The first step in deciding how you want your property distributed is gathering information. You’ll need the following:
- Names, addresses, and birth dates for you, your spouse, your children, proposed guardians, and executor of your estate.
- Amounts of all debts, including mortgages, car loans, student loans, business loans, and credit card accounts.
- Copies of existing wills, trusts, divorce decrees, prenuptial agreements and any other legal documents that might affect a will.
- A list of assets, including detailed information about the following: real estate, savings (bank accounts, CDs, money markets), investments (stocks, bonds, mutual funds, CDs), life insurance policies, 401(k), IRA, pension/retirement accounts, life insurance policies and annuities, ownership interest in a business, cars, boats, planes, and other vehicles, jewelry, collectibles, artwork, antiques, furniture, and other personal property.

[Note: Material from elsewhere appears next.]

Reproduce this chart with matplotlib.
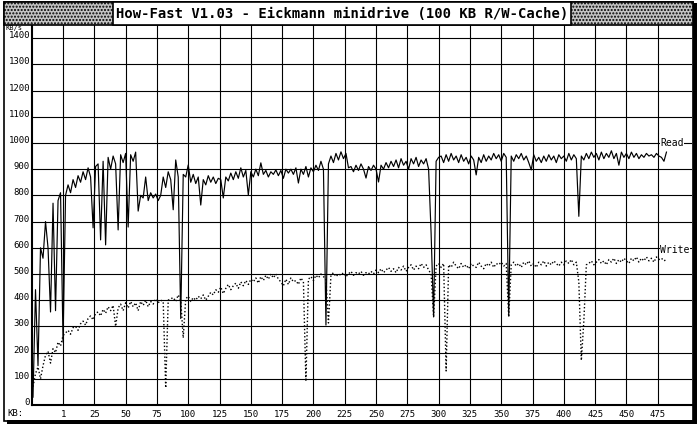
import numpy as np
import matplotlib.pyplot as plt
from matplotlib.patches import Rectangle

# How-Fast benchmark printout, read / write transfer rate over block size

title = "How-Fast V1.03 - Eickmann minidrive (100 KB R/W-Cache)"

x_tick_pos = np.arange(0, 476, 25)
x_labels = ["1", "25", "50", "75", "100", "125", "150", "175", "200", "225",
            "250", "275", "300", "325", "350", "375", "400", "425", "450", "475"]
y_ticks = np.arange(0, 1401, 100)

# sample positions in KB (first cell left of "1" holds the sub-1KB blocks)
kb = np.arange(-24, 484, 2)

read_kbs = [
    30, 440, 150, 600, 560, 700, 600, 355, 770, 360, 780, 810, 240,
    800, 840, 810, 860, 830, 875, 850, 890, 860, 905, 870, 676, 910,
    920, 630, 930, 611, 945, 900, 950, 920, 668, 955, 925, 960, 679,
    955, 930, 965, 740, 800, 790, 870, 780, 810, 790, 805, 780,
    800, 870, 830, 890, 860, 745, 935, 870, 330, 880,
    870, 916, 850, 880, 845, 870, 763, 860, 840, 875, 850, 870, 845,
    865, 860, 790, 870, 855, 885, 860, 890, 865, 905, 870, 895, 801,
    890, 870, 900, 875, 924, 880, 895, 870, 890, 880, 897, 875, 895,
    865, 900, 885, 900, 880, 905, 847, 900, 880, 910, 870, 905, 890,
    915, 895, 930, 900, 305, 920, 950, 925, 960, 935, 966, 940, 960,
    905,
    910, 890, 915, 895, 920, 900, 866, 910, 895, 915, 900, 851, 915,
    900, 925, 905, 930, 910, 935, 905, 940, 915, 930, 900, 940, 920,
    945, 910, 935, 920, 940, 900, 656, 336, 930, 945,
    950, 925, 955, 930, 960, 935, 950, 925, 955, 930, 945, 920, 950,
    935, 878, 945, 925, 955, 930, 950, 935, 960, 940, 955, 930, 960,
    945, 340, 950, 930, 955, 940, 960, 935, 950, 925, 897, 955, 930,
    945, 925,
    950, 930, 955, 935, 950, 925, 955, 940, 950, 930, 960, 935, 955,
    940, 720, 950, 935, 960, 940, 965, 945, 960, 935, 965, 940, 960,
    945, 970, 940, 960, 915, 965, 945, 960, 940, 965, 945, 960, 940,
    955, 945, 960, 950, 955, 945, 960, 950, 945, 930, 965,
]

write_kbs = [
    70, 120, 145, 100, 150, 190, 205, 160, 215, 200, 240, 225, 265,
    275, 285, 270, 295, 300, 285, 310, 320, 305, 330, 340, 325, 350,
    355, 340, 365, 350, 375, 360, 380, 300, 370, 385, 360, 390, 370,
    395, 375, 390, 360, 395, 380, 400, 375, 395, 385, 405, 390,
    400, 395, 65, 400, 405, 410, 395, 420, 400, 256, 405,
    415, 395, 410, 400, 415, 405, 420, 400, 415, 430, 420, 440, 430,
    450, 425, 445, 460, 440, 455, 465, 445, 470, 455, 475, 460,
    480, 470, 485, 465, 490, 475, 495, 480, 500, 485, 500, 480, 470,
    455, 480, 460, 485, 470, 475, 460, 485, 470, 90, 480, 490, 475,
    495, 485, 500, 490, 480, 313, 495, 505, 490, 500, 495, 505, 490,
    500,
    510, 495, 505, 500, 510, 495, 505, 500, 510, 500, 515, 505, 520,
    505, 515, 525, 510, 520, 505, 525, 515, 530, 510, 525, 535, 515,
    530, 520, 540, 525, 535, 515, 500, 336, 530, 540,
    525, 540, 130, 535, 525, 545, 530, 520, 540, 525, 535, 520, 540,
    530, 525, 545, 530, 520, 540, 530, 545, 525, 540, 535, 545, 530,
    540, 336, 535, 545, 530, 540, 525, 545, 535, 550, 530, 540, 525,
    545, 535,
    550, 530, 545, 535, 550, 540, 530, 545, 535, 550, 540, 555, 535,
    545, 470, 170, 320, 535, 540, 550, 535, 545, 555, 540, 550, 535,
    555, 545, 560, 540, 555, 545, 560, 550, 540, 560, 550, 565, 545,
    560, 550, 565, 550, 560, 545, 565, 555, 560, 550, 555,
]


def px(x, y):
    # figure fraction from pixel position (top-left origin)
    return x / 700, 1 - y / 426


fig = plt.figure(figsize=(7, 4.26), dpi=100)
fig.patch.set_facecolor("white")

# outer frame with the heavy "shadow" on the right and bottom
fig.patches.append(Rectangle(px(4, 421), 689 / 700, 419 / 426, transform=fig.transFigure,
                             fill=False, ec="black", lw=1.2))
fig.patches.append(Rectangle(px(693, 424), 4 / 700, 421 / 426, transform=fig.transFigure,
                             fc="black", ec="none"))
fig.patches.append(Rectangle(px(7, 424), 690 / 700, 4 / 426, transform=fig.transFigure,
                             fc="black", ec="none"))

# title band: stippled grey with a white box in the middle
fig.patches.append(Rectangle(px(4, 25), 689 / 700, 23 / 426, transform=fig.transFigure,
                             fc="#c4c4c4", ec="black", lw=1.2, hatch="....."))
fig.patches.append(Rectangle(px(113, 25), 458 / 700, 23 / 426, transform=fig.transFigure,
                             fc="white", ec="black", lw=1.2))
fig.text(*px(342, 14), title, ha="center", va="center",
         family="DejaVu Sans Mono", fontsize=10, weight="bold")

ax = fig.add_axes([32 / 700, 1 - 405 / 426, 660 / 700, 380 / 426])
ax.set_xlim(-24.8, 502.4)
ax.set_ylim(0, 1450)

ax.plot(kb, read_kbs, color="black", lw=0.85, zorder=3)
ax.plot(kb, write_kbs, color="black", lw=1.0, ls=(0, (1, 1.6)), zorder=3)

ax.text(477, 1000, "Read", ha="left", va="center", family="DejaVu Sans Mono",
        fontsize=7, zorder=4, bbox=dict(fc="white", ec="none", pad=0.3))
ax.text(477, 592, "Write", ha="left", va="center", family="DejaVu Sans Mono",
        fontsize=7, zorder=4, bbox=dict(fc="white", ec="none", pad=0.3))

ax.set_xticks(x_tick_pos)
ax.set_xticklabels(x_labels)
ax.set_yticks(y_ticks)
ax.set_yticklabels([str(v) for v in y_ticks])
for t in ax.get_yticklabels():
    t.set_verticalalignment("baseline")
ax.tick_params(length=0, labelsize=6.5, colors="black")
ax.tick_params(axis="x", pad=3.5)
ax.tick_params(axis="y", pad=1.5)
for t in ax.get_xticklabels() + ax.get_yticklabels():
    t.set_family("DejaVu Sans Mono")

ax.grid(True, color="black", lw=0.8)
ax.set_axisbelow(True)
for s in ["top", "right"]:
    ax.spines[s].set_visible(False)
for s in ["left", "bottom"]:
    ax.spines[s].set_linewidth(1.5)

fig.text(*px(7, 413), "KB:", ha="left", va="center", family="DejaVu Sans Mono", fontsize=6.5)
fig.text(*px(6, 31), "KB/s", ha="left", va="bottom", family="DejaVu Sans Mono",
         fontsize=5, zorder=5)

fig.savefig("out.png", dpi=100)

If you decide to write your will yourself using a software program such as Quicken Willmaker®, sit down in front of your computer with all of the above information and in a few hours you can produce a will that is legal in your state. Be sure to follow the software’s instructions on having your will signed and witnessed. If you feel more comfortable having a lawyer do it, you’ll need to take the above information with you to your appointment.
You may also want to take a look at LegalZoom (www.legalzoom.com) which is a low-cost alternative to pricey attorney services for some of the simpler legal tasks such as wills, living wills and living trusts.
Finally, remember that the best of wills won’t be any good if nobody knows how to find it. Make sure your family members and your executor know where your will is kept.